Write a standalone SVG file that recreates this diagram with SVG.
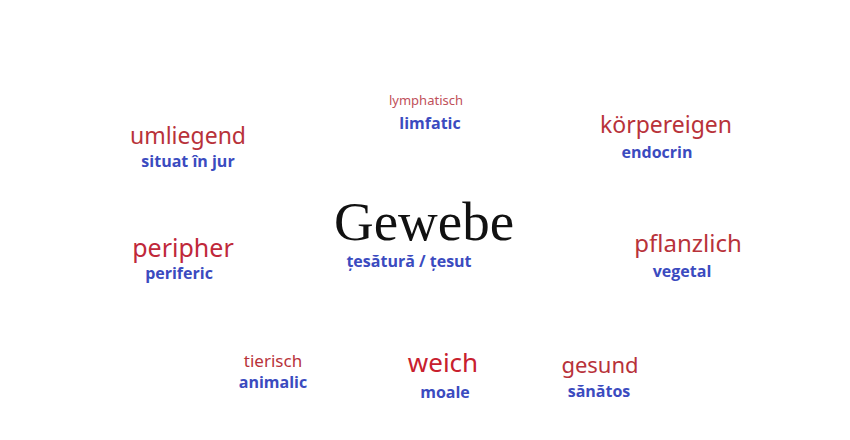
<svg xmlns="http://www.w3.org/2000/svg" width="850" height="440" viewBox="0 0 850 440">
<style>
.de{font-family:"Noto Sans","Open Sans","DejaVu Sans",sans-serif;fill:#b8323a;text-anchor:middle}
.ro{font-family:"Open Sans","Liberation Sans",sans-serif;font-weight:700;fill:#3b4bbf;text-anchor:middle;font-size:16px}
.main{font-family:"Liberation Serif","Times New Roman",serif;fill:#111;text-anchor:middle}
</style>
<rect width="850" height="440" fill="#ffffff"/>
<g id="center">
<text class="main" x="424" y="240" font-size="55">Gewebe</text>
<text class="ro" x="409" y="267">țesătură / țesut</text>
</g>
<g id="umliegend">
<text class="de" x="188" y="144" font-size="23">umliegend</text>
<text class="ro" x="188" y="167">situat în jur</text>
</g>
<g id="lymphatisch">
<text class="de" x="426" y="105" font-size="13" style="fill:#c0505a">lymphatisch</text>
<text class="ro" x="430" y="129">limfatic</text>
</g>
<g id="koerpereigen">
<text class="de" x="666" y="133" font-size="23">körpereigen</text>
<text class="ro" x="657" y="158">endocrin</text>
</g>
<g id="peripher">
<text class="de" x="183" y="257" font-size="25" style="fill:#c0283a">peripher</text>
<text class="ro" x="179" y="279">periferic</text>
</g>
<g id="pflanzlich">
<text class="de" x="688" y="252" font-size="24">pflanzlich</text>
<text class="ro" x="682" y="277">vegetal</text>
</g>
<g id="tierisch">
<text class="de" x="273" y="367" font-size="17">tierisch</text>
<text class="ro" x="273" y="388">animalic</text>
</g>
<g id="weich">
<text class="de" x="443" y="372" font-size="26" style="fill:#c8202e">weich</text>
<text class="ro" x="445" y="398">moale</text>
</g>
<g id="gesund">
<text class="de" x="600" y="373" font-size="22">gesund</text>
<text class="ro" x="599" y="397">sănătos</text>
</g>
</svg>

########

#### Your goal
Could you repeat all of the material exactly? Pictures should not be copied.

#### Final answer
Write a standalone SVG file that recreates this diagram with SVG.
<svg xmlns="http://www.w3.org/2000/svg" width="850" height="440" viewBox="0 0 850 440">
<style>
.de{font-family:"Noto Sans","Open Sans","DejaVu Sans",sans-serif;fill:#b8323a;text-anchor:middle}
.ro{font-family:"Open Sans","Liberation Sans",sans-serif;font-weight:700;fill:#3b4bbf;text-anchor:middle;font-size:16px}
.main{font-family:"Liberation Serif","Times New Roman",serif;fill:#111;text-anchor:middle}
</style>
<rect width="850" height="440" fill="#ffffff"/>
<g id="center">
<text class="main" x="424" y="240" font-size="55">Gewebe</text>
<text class="ro" x="409" y="267">țesătură / țesut</text>
</g>
<g id="umliegend">
<text class="de" x="188" y="144" font-size="23">umliegend</text>
<text class="ro" x="188" y="167">situat în jur</text>
</g>
<g id="lymphatisch">
<text class="de" x="426" y="105" font-size="13" style="fill:#c0505a">lymphatisch</text>
<text class="ro" x="430" y="129">limfatic</text>
</g>
<g id="koerpereigen">
<text class="de" x="666" y="133" font-size="23">körpereigen</text>
<text class="ro" x="657" y="158">endocrin</text>
</g>
<g id="peripher">
<text class="de" x="183" y="257" font-size="25" style="fill:#c0283a">peripher</text>
<text class="ro" x="179" y="279">periferic</text>
</g>
<g id="pflanzlich">
<text class="de" x="688" y="252" font-size="24">pflanzlich</text>
<text class="ro" x="682" y="277">vegetal</text>
</g>
<g id="tierisch">
<text class="de" x="273" y="367" font-size="17">tierisch</text>
<text class="ro" x="273" y="388">animalic</text>
</g>
<g id="weich">
<text class="de" x="443" y="372" font-size="26" style="fill:#c8202e">weich</text>
<text class="ro" x="445" y="398">moale</text>
</g>
<g id="gesund">
<text class="de" x="600" y="373" font-size="22">gesund</text>
<text class="ro" x="599" y="397">sănătos</text>
</g>
</svg>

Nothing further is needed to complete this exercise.